Forgetting consideration for current employees. Asking a long-tenured employee to sign a new non-solicit with nothing in return makes it unenforceable in many states.

Confusing non-solicitation with non-compete. Drafting a "non-solicitation" that actually bars the person from working for a competitor invites it to be judged under the much stricter non-compete standard, and likely struck down.

Ignoring state law. California broadly voids these restrictions for employees; other states blue-pencil them; some enforce them as written. A single nationwide template applied blindly will fail somewhere. Always align the agreement with the governing state.

Omitting severability. Without a severability clause, one overbroad sentence can sink the whole agreement instead of just being narrowed.

When to Use a Non-Solicitation Agreement

  • Hiring salespeople or account managers who own client relationships
  • Onboarding contractors or consultants with access to your customer list
  • Bringing on senior staff who could later recruit your team
  • Selling a business, to stop the seller from re-soliciting the customers you just bought
  • Forming a partnership or joint venture where both sides share client contacts

In many of these situations the non-solicitation lives inside a broader agreement. If you're structuring a vendor or services relationship, it often sits alongside a master service agreement that governs the overall engagement.

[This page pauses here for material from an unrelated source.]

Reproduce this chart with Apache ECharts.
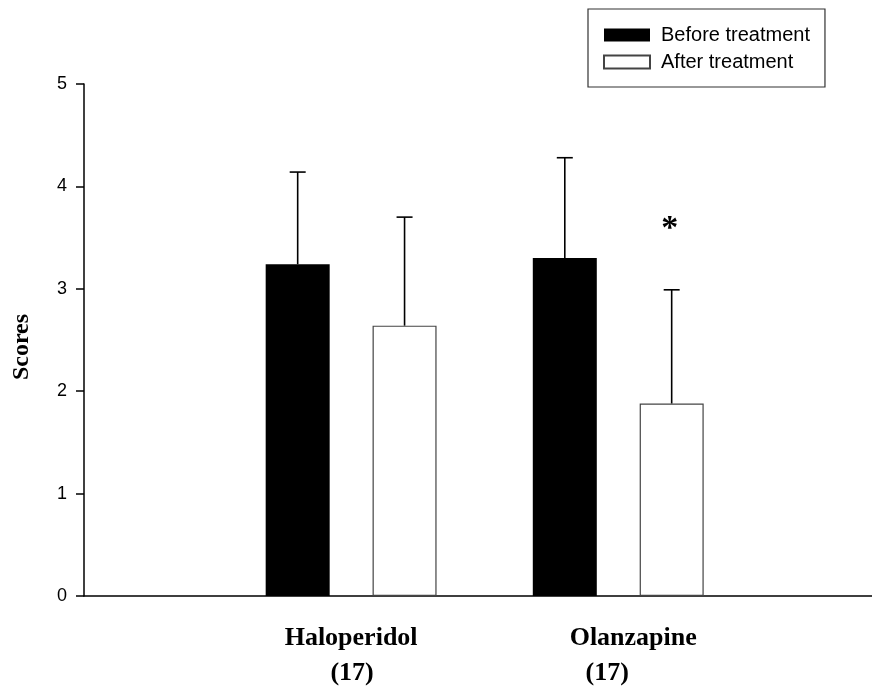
<!DOCTYPE html>
<html>
<head>
<meta charset="utf-8">
<script src="https://cdn.jsdelivr.net/npm/echarts@6/dist/echarts.min.js"></script>
<style>
  html, body { margin: 0; padding: 0; background: #fff; }
  #chart { width: 872px; height: 689px; }
</style>
</head>
<body>
<div id="chart"></div>
<script>
// Treatment groups, placed at x = 1 and x = 2 on a numeric x axis.
const categories = ['Haloperidol', 'Olanzapine'];
const groupSizes = ['(17)', '(17)'];
const groupX = [1, 2];
const beforeMean = [3.24, 3.30];
const beforeSD = [0.90, 0.98];
const afterMean = [2.64, 1.88];
const afterSD = [1.06, 1.11];
const afterSignificant = [false, true];
const yTicks = [0, 1, 2, 3, 4, 5];

// x axis runs a little past the last group so the baseline reaches the right edge
const X_MAX = 2.95;
const BAR_W = 64;
const BAR_GAP = 0.67;
const SIDE_OFFSET = (BAR_W + BAR_W * BAR_GAP) / 2;
const CAP_HALF = 8;

const SERIF = '"Liberation Serif", "Times New Roman", serif';
const SANS = '"Liberation Sans", Arial, sans-serif';

const beforeData = groupX.map((x, i) => [x, beforeMean[i]]);
const afterData = groupX.map((x, i) => [x, afterMean[i]]);

// error bar records: [x, mean, sd, side(-1 before / +1 after), significant]
const errData = [];
groupX.forEach((x, i) => {
  errData.push([x, beforeMean[i], beforeSD[i], -1, 0]);
  errData.push([x, afterMean[i], afterSD[i], 1, afterSignificant[i] ? 1 : 0]);
});

function renderErr(params, api) {
  const gx = api.value(0), mean = api.value(1), sd = api.value(2);
  const side = api.value(3), sig = api.value(4);
  const base = api.coord([gx, mean]);
  const top = api.coord([gx, mean + sd]);
  const x = base[0] + side * SIDE_OFFSET;
  const style = { stroke: '#000', lineWidth: 1.6 };
  const children = [
    { type: 'line', shape: { x1: x, y1: base[1], x2: x, y2: top[1] }, style },
    { type: 'line', shape: { x1: x - CAP_HALF, y1: top[1], x2: x + CAP_HALF, y2: top[1] }, style }
  ];
  if (sig) {
    children.push({
      type: 'text',
      style: {
        text: '*', x: x - 2, y: top[1] - 61,
        font: 'bold 34px ' + SERIF, fill: '#000',
        align: 'center', verticalAlign: 'middle'
      }
    });
  }
  return { type: 'group', children };
}

const labelPads = {
  'Haloperidol': { name: [0, 0, 0, 0], n: [0, 0, 0, 2] },
  'Olanzapine': { name: [0, 0, 0, 30], n: [0, 22, 0, 0] }
};
const richBase = { fontFamily: SERIF, fontWeight: 'bold', fontSize: 26, lineHeight: 35, color: '#000' };

const chart = echarts.init(document.getElementById('chart'), null, { renderer: 'canvas' });
chart.setOption({
  backgroundColor: '#fff',
  animation: false,
  grid: { left: 84, right: 0, top: 84, bottom: 93 },
  legend: {
    orient: 'vertical',
    left: 588, top: 9,
    padding: [16, 15, 15, 15],
    itemGap: 7,
    itemWidth: 46, itemHeight: 13,
    borderColor: '#333', borderWidth: 1.2,
    backgroundColor: '#fff',
    icon: 'rect',
    textStyle: { fontFamily: SANS, fontSize: 20, color: '#000', padding: [0, 0, 0, 6] },
    data: ['Before treatment', 'After treatment']
  },
  xAxis: {
    type: 'value',
    min: 0, max: X_MAX,
    axisLine: { show: true, lineStyle: { color: '#000', width: 1.5 } },
    axisTick: { show: false },
    splitLine: { show: false },
    axisLabel: {
      customValues: groupX,
      margin: 25,
      formatter: (v) => {
        const i = groupX.indexOf(v);
        if (i < 0) return '';
        const key = i === 0 ? 'h' : 'o';
        return '{' + key + 'n|' + categories[i] + '}\n{' + key + 'c|' + groupSizes[i] + '}';
      },
      rich: {
        hn: Object.assign({ padding: labelPads['Haloperidol'].name }, richBase),
        hc: Object.assign({ padding: labelPads['Haloperidol'].n }, richBase),
        on: Object.assign({ padding: labelPads['Olanzapine'].name }, richBase),
        oc: Object.assign({ padding: labelPads['Olanzapine'].n }, richBase)
      }
    }
  },
  yAxis: {
    type: 'value',
    min: yTicks[0], max: yTicks[yTicks.length - 1], interval: 1,
    name: 'Scores',
    nameLocation: 'middle',
    nameRotate: 90,
    nameGap: 50,
    nameTextStyle: { fontFamily: SERIF, fontWeight: 'bold', fontSize: 24, color: '#000', padding: [0, 14, 0, 0] },
    axisLine: { show: true, lineStyle: { color: '#000', width: 1.5 } },
    axisTick: { show: true, length: 8, lineStyle: { color: '#000', width: 1.5 } },
    splitLine: { show: false },
    axisLabel: { fontFamily: SANS, fontSize: 18, color: '#000', margin: 17 }
  },
  series: [
    {
      name: 'Before treatment',
      type: 'bar',
      data: beforeData,
      barWidth: BAR_W,
      barGap: (BAR_GAP * 100) + '%',
      itemStyle: { color: '#000', borderColor: '#000', borderWidth: 0 }
    },
    {
      name: 'After treatment',
      type: 'bar',
      data: afterData,
      barWidth: BAR_W,
      barGap: (BAR_GAP * 100) + '%',
      itemStyle: { color: '#fff', borderColor: '#444', borderWidth: 1.2 }
    },
    {
      name: 'error',
      type: 'custom',
      data: errData,
      renderItem: renderErr,
      z: 5,
      silent: true
    }
  ]
});
</script>
</body>
</html>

Non-Solicitation vs. Confidentiality: Use Both

A non-solicitation protects relationships; a confidentiality clause protects information. They overlap but don't replace each other. A former employee could avoid technically "soliciting" anyone while still using your confidential customer data to target the market. Pairing a non-solicitation agreement with an NDA closes that gap: one stops the poaching, the other stops the misuse of the information that makes poaching easy.